中国は2018年年初め、2017年の実質経済成長率が6.9%となり、7年ぶりに成長率が前年を上回ったと発表した。6.5%前後としていた目標を達成した。日本では、目標達成の原因について、2017年に共産党大会を前に拡大した公共投資が寄与したとの見方があり、2018年は減速が予想されると『朝日新聞』(1月19日社説)などは報道した。
ただし、2016年におけるGDPの水増しが明らかになっている中国では、ほんとうのGDPはどのぐらいなのか、データの修正が必要となってきており、最終的に経済成長が減速するのか、二ケタのプラスになるか、見通しがつかない。
2018年1月11日、天津市浜海新区は、統計方法を見直した結果、2016年の1兆元の生産総額が6654億元となり、GDPは3300億元減少し、3分の1近い減少となった。
それにさかのぼる1月3日、内蒙古自治区は財政と経済データの大幅な偽造が行われていたことを認めた。監査部門の計算の後、内蒙古の2016年の一定規模以上の工業付加価値額2900億元が審査の結果、削減されたが、それは全工業付加価値額の40%を占めた。この額は内蒙古の首府フフホトのその年のGDP総量に相当する。2017年の年初には、遼寧省で2016年のGDP23%水増しが暴露されている。
今月初め、新華社は中国の2016年GDPを最終的に74兆3585億元と確認し、前年同期比6.7%増としたが、そこから内蒙古自治区分の2900億、天津市分の3300億削減され、実際は73兆7385億元となる計算だ(遼寧省は明らかにしたのが早かったため、すでに水増し分は除かれていると思われる)。これは、2016年の全国GDP総量が0.83%減少したことに相当する。

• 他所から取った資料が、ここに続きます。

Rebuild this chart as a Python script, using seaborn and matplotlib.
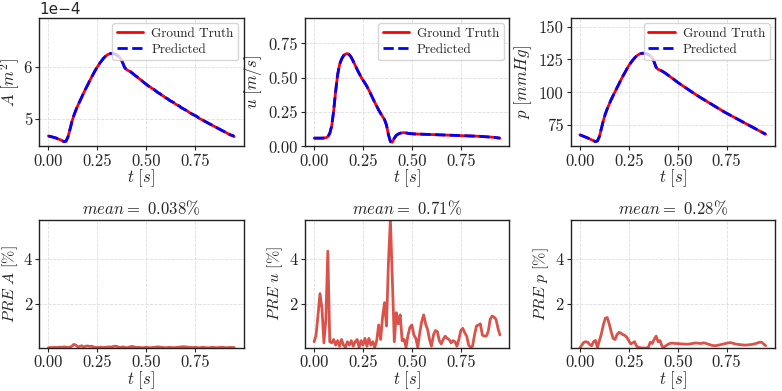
import numpy as np
import seaborn as sns
import matplotlib.pyplot as plt

# time axis (s), sampled every 0.01 s
t = np.round(np.arange(96) * 0.01, 2)

# cross-sectional area (x1e-4 m^2)
area = [4.68, 4.67, 4.66, 4.65, 4.64, 4.62, 4.61, 4.59, 4.57, 4.58,
        4.66, 4.80, 4.95, 5.07, 5.17, 5.26, 5.34, 5.42, 5.50, 5.58,
        5.65, 5.73, 5.80, 5.87, 5.94, 6.00, 6.06, 6.11, 6.16, 6.20,
        6.23, 6.25, 6.26, 6.26, 6.25, 6.23, 6.20, 6.16, 6.08, 5.99,
        5.95, 5.93, 5.91, 5.88, 5.85, 5.82, 5.79, 5.76, 5.73, 5.70,
        5.67, 5.64, 5.62, 5.59, 5.57, 5.54, 5.51, 5.49, 5.46, 5.44,
        5.41, 5.39, 5.36, 5.34, 5.32, 5.29, 5.27, 5.25, 5.22, 5.20,
        5.18, 5.16, 5.13, 5.11, 5.09, 5.07, 5.05, 5.02, 5.00, 4.98,
        4.96, 4.94, 4.92, 4.90, 4.88, 4.86, 4.84, 4.82, 4.80, 4.78,
        4.76, 4.74, 4.72, 4.70, 4.69, 4.67]

# velocity (m/s)
velocity = [0.060, 0.060, 0.060, 0.060, 0.060, 0.061, 0.063, 0.070, 0.095, 0.150,
            0.260, 0.400, 0.520, 0.595, 0.635, 0.660, 0.672, 0.676, 0.668, 0.648,
            0.620, 0.590, 0.560, 0.532, 0.505, 0.482, 0.460, 0.437, 0.410, 0.380,
            0.350, 0.320, 0.293, 0.265, 0.240, 0.218, 0.195, 0.155, 0.085, 0.035,
            0.030, 0.060, 0.080, 0.090, 0.096, 0.099, 0.100, 0.098, 0.095, 0.093,
            0.092, 0.091, 0.090, 0.090, 0.089, 0.089, 0.088, 0.088, 0.087, 0.087,
            0.086, 0.086, 0.085, 0.085, 0.084, 0.084, 0.083, 0.083, 0.082, 0.082,
            0.081, 0.081, 0.080, 0.080, 0.079, 0.078, 0.078, 0.077, 0.077, 0.076,
            0.076, 0.075, 0.075, 0.074, 0.074, 0.073, 0.072, 0.071, 0.070, 0.069,
            0.068, 0.067, 0.066, 0.064, 0.062, 0.060]

# pressure (mmHg)
pressure = [67.8, 67.2, 66.6, 66.0, 65.4, 64.7, 64.0, 63.3, 62.6, 63.2,
            66.5, 72.5, 78.5, 83.5, 87.5, 91.0, 94.5, 97.5, 100.5, 103.5,
            106.5, 109.5, 112.3, 115.0, 117.7, 120.2, 122.4, 124.4, 126.2, 127.6,
            128.7, 129.4, 129.7, 129.7, 129.4, 128.8, 127.8, 126.3, 123.0, 119.0,
            117.5, 116.9, 116.2, 115.3, 114.3, 113.2, 112.1, 111.0, 109.9, 108.8,
            107.7, 106.6, 105.6, 104.6, 103.6, 102.6, 101.6, 100.6, 99.6, 98.6,
            97.6, 96.7, 95.8, 94.9, 94.0, 93.1, 92.2, 91.3, 90.4, 89.5,
            88.6, 87.7, 86.8, 85.9, 85.0, 84.2, 83.4, 82.6, 81.8, 81.0,
            80.2, 79.4, 78.6, 77.8, 77.0, 76.2, 75.4, 74.6, 73.8, 73.0,
            72.2, 71.4, 70.6, 69.8, 69.0, 68.2]

# point-wise relative errors (%)
err_area = [0.03, 0.04, 0.04, 0.05, 0.04, 0.05, 0.06, 0.05, 0.07, 0.06,
            0.04, 0.06, 0.10, 0.18, 0.15, 0.07, 0.09, 0.12, 0.06, 0.10,
            0.11, 0.09, 0.10, 0.07, 0.05, 0.04, 0.05, 0.06, 0.04, 0.05,
            0.06, 0.07, 0.06, 0.08, 0.10, 0.09, 0.05, 0.04, 0.07, 0.05,
            0.03, 0.05, 0.08, 0.09, 0.06, 0.04, 0.05, 0.04, 0.03, 0.04,
            0.05, 0.04, 0.03, 0.04, 0.05, 0.06, 0.07, 0.06, 0.05, 0.04,
            0.03, 0.04, 0.05, 0.04, 0.03, 0.04, 0.05, 0.06, 0.07, 0.08,
            0.07, 0.06, 0.05, 0.04, 0.04, 0.05, 0.04, 0.03, 0.04, 0.05,
            0.04, 0.03, 0.03, 0.04, 0.05, 0.04, 0.03, 0.04, 0.05, 0.05,
            0.04, 0.03, 0.04, 0.05, 0.04, 0.04]

err_velocity = [0.30, 0.60, 1.50, 2.45, 1.80, 0.25, 1.30, 4.35, 0.30, 0.25,
                0.40, 0.15, 0.35, 0.10, 0.40, 0.15, 0.05, 0.30, 0.15, 0.35,
                0.10, 0.30, 0.40, 0.05, 0.35, 0.15, 0.45, 0.10, 0.45, 0.15,
                0.30, 0.05, 0.35, 1.05, 0.40, 1.40, 2.05, 1.00, 3.85, 5.76,
                3.05, 0.30, 1.60, 1.10, 1.50, 0.35, 0.40, 0.05, 0.60, 0.95,
                1.05, 0.60, 0.45, 0.05, 0.70, 1.20, 1.50, 1.10, 0.85, 0.40,
                0.10, 0.60, 0.80, 0.75, 0.35, 0.20, 0.40, 0.55, 0.45, 0.40,
                0.25, 0.35, 0.30, 0.10, 0.40, 0.80, 0.90, 0.70, 0.55, 0.15,
                0.05, 0.10, 0.60, 1.00, 1.05, 1.10, 0.60, 0.55, 0.55, 0.75,
                1.30, 1.45, 1.40, 1.30, 0.90, 0.60]

err_pressure = [0.02, 0.15, 0.27, 0.30, 0.28, 0.18, 0.12, 0.30, 0.36, 0.05,
                0.35, 0.65, 1.05, 1.35, 1.38, 1.10, 0.75, 0.45, 0.40, 0.62,
                0.72, 0.68, 0.62, 0.58, 0.50, 0.35, 0.20, 0.25, 0.30, 0.10,
                0.05, 0.03, 0.02, 0.02, 0.02, 0.05, 0.28, 0.22, 0.40, 0.55,
                0.30, 0.35, 0.10, 0.05, 0.12, 0.18, 0.22, 0.24, 0.23, 0.22,
                0.22, 0.21, 0.20, 0.20, 0.19, 0.19, 0.20, 0.21, 0.23, 0.24,
                0.24, 0.23, 0.22, 0.25, 0.24, 0.21, 0.18, 0.15, 0.13, 0.12,
                0.13, 0.15, 0.17, 0.19, 0.21, 0.23, 0.25, 0.26, 0.24, 0.21,
                0.19, 0.18, 0.17, 0.16, 0.15, 0.15, 0.16, 0.17, 0.18, 0.20,
                0.22, 0.25, 0.28, 0.27, 0.20, 0.12]

top_labels = [r'$A\ [m^2]$', r'$u\ [m/s]$', r'$p\ [mmHg]$']
err_labels = [r'$PRE\ A\ [\%]$', r'$PRE\ u\ [\%]$', r'$PRE\ p\ [\%]$']
mean_texts = ['0.038%', '0.71%', '0.28%']
top_ticks = [[5e-4, 6e-4], [0.0, 0.25, 0.5, 0.75], [75, 100, 125, 150]]

sns.set_style('ticks')
plt.rcParams['font.family'] = 'serif'
plt.rcParams['font.serif'] = ['cmr10']
plt.rcParams['mathtext.fontset'] = 'cm'
plt.rcParams['axes.unicode_minus'] = True

fig, axes = plt.subplots(2, 3, figsize=(7.82, 3.91), dpi=100)
fig.subplots_adjust(left=0.05, right=0.991, top=0.954, bottom=0.11,
                    wspace=0.30, hspace=0.57)

top_series = [np.array(area) * 1e-4, np.array(velocity), np.array(pressure)]
top_limits = [(4.48e-4, 6.94e-4), (0.0, 0.935), (59, 156.5)]
err_series = [err_area, err_velocity, err_pressure]

for i in range(3):
    ax = axes[0, i]
    sns.lineplot(x=t, y=top_series[i], ax=ax, color='red', linewidth=2,
                 label='Ground Truth')
    sns.lineplot(x=t, y=top_series[i], ax=ax, color='blue', linewidth=2,
                 linestyle='--', label='Predicted')
    ax.set_ylim(*top_limits[i])
    ax.set_yticks(top_ticks[i])
    ax.set_xlabel(r'$t\ [s]$', fontsize=12, labelpad=-1)
    ax.set_ylabel(top_labels[i], fontsize=12, labelpad=1 if i == 0 else 3)
    ax.legend(loc='upper right', fontsize=9.5, frameon=True, fancybox=True,
              handlelength=2.0, borderpad=0.35, labelspacing=0.25,
              handletextpad=0.6, borderaxespad=0.4)

    ax2 = axes[1, i]
    sns.lineplot(x=t, y=err_series[i], ax=ax2, color='#d9534a', linewidth=2)
    ax2.set_ylim(0.02, 5.76)
    ax2.set_yticks([2, 4])
    ax2.set_xlabel(r'$t\ [s]$', fontsize=12, labelpad=-1)
    ax2.set_ylabel(err_labels[i], fontsize=11.5, labelpad=3)
    ax2.set_title(r'$mean=$ ' + mean_texts[i], fontsize=12, pad=4)

axes[0, 1].yaxis.set_major_formatter(plt.FormatStrFormatter('%.2f'))
axes[0, 0].ticklabel_format(axis='y', style='sci', scilimits=(0, 0))

for ax in axes.flat:
    ax.set_xticks([0.0, 0.25, 0.5, 0.75])
    ax.xaxis.set_major_formatter(plt.FormatStrFormatter('%.2f'))
    ax.tick_params(labelsize=12, length=3, width=0.8, pad=2)
    ax.grid(True, linestyle='--', linewidth=0.6, color='#dddddd')
    for s in ax.spines.values():
        s.set_color('#222222')
        s.set_linewidth(1.0)

axes[0, 0].yaxis.get_offset_text().set_family('DejaVu Sans')
axes[0, 0].yaxis.get_offset_text().set_fontsize(11)

fig.savefig('out.png', dpi=100)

西北を除く北方全体の10省・直轄市・自治区のなかで、すでに三つの省(遼寧・内蒙古・天津)が自らデータ水増しを暴露したわけだが、東北三省の吉林省も中央巡視チームと監査署から同時に「企業経済データが偽造されている省」として名指しされている。
他にも、黒竜江省は東北三省のなかでも最も経済的に弱い省であり、遼寧・吉林両省と比べて状況が良いはずがない。同じように「資源の呪い」を受けている山西省は、石炭価格な大幅の下落が響いており、河北省も環境保護新政の影響を受け、同様に楽観視できない。
残っているのは、北京市・山東省(全国GDP総量第3位)と河南省(全国GDP総量第5位)だけだ。
ただ、山東省と河南省も、同じような問題を抱えており、深刻さの程度が異なるに過ぎない。
中国のインターネット上では、
「山東のGDP偽造は大いにあり得ることで、自らそれを暴露するのも時間の問題だ」
といったコメントが見つかる。というのも、山東省の経済データに偽造の可能性があることは、すでに人事異動にその兆しがあるからだ。山東省の現任の省委員会書記である劉家義は監査署に30数年おり、その後に監査署監査長・党組織書記の地位から直接山東省トップに配置された。監査署監査長が山東トップに配置された理由は何かと憶測が流れているのだ。
河南省は現在のところあまり疑いを持たれていないが、河南省こそ「潔白」であると言ったら、全中国人民はみんな笑うだろう。
GDPを水増しした省が続々と出てきたら、中国のGDPの数字信じる人はどれだけいるだろうか。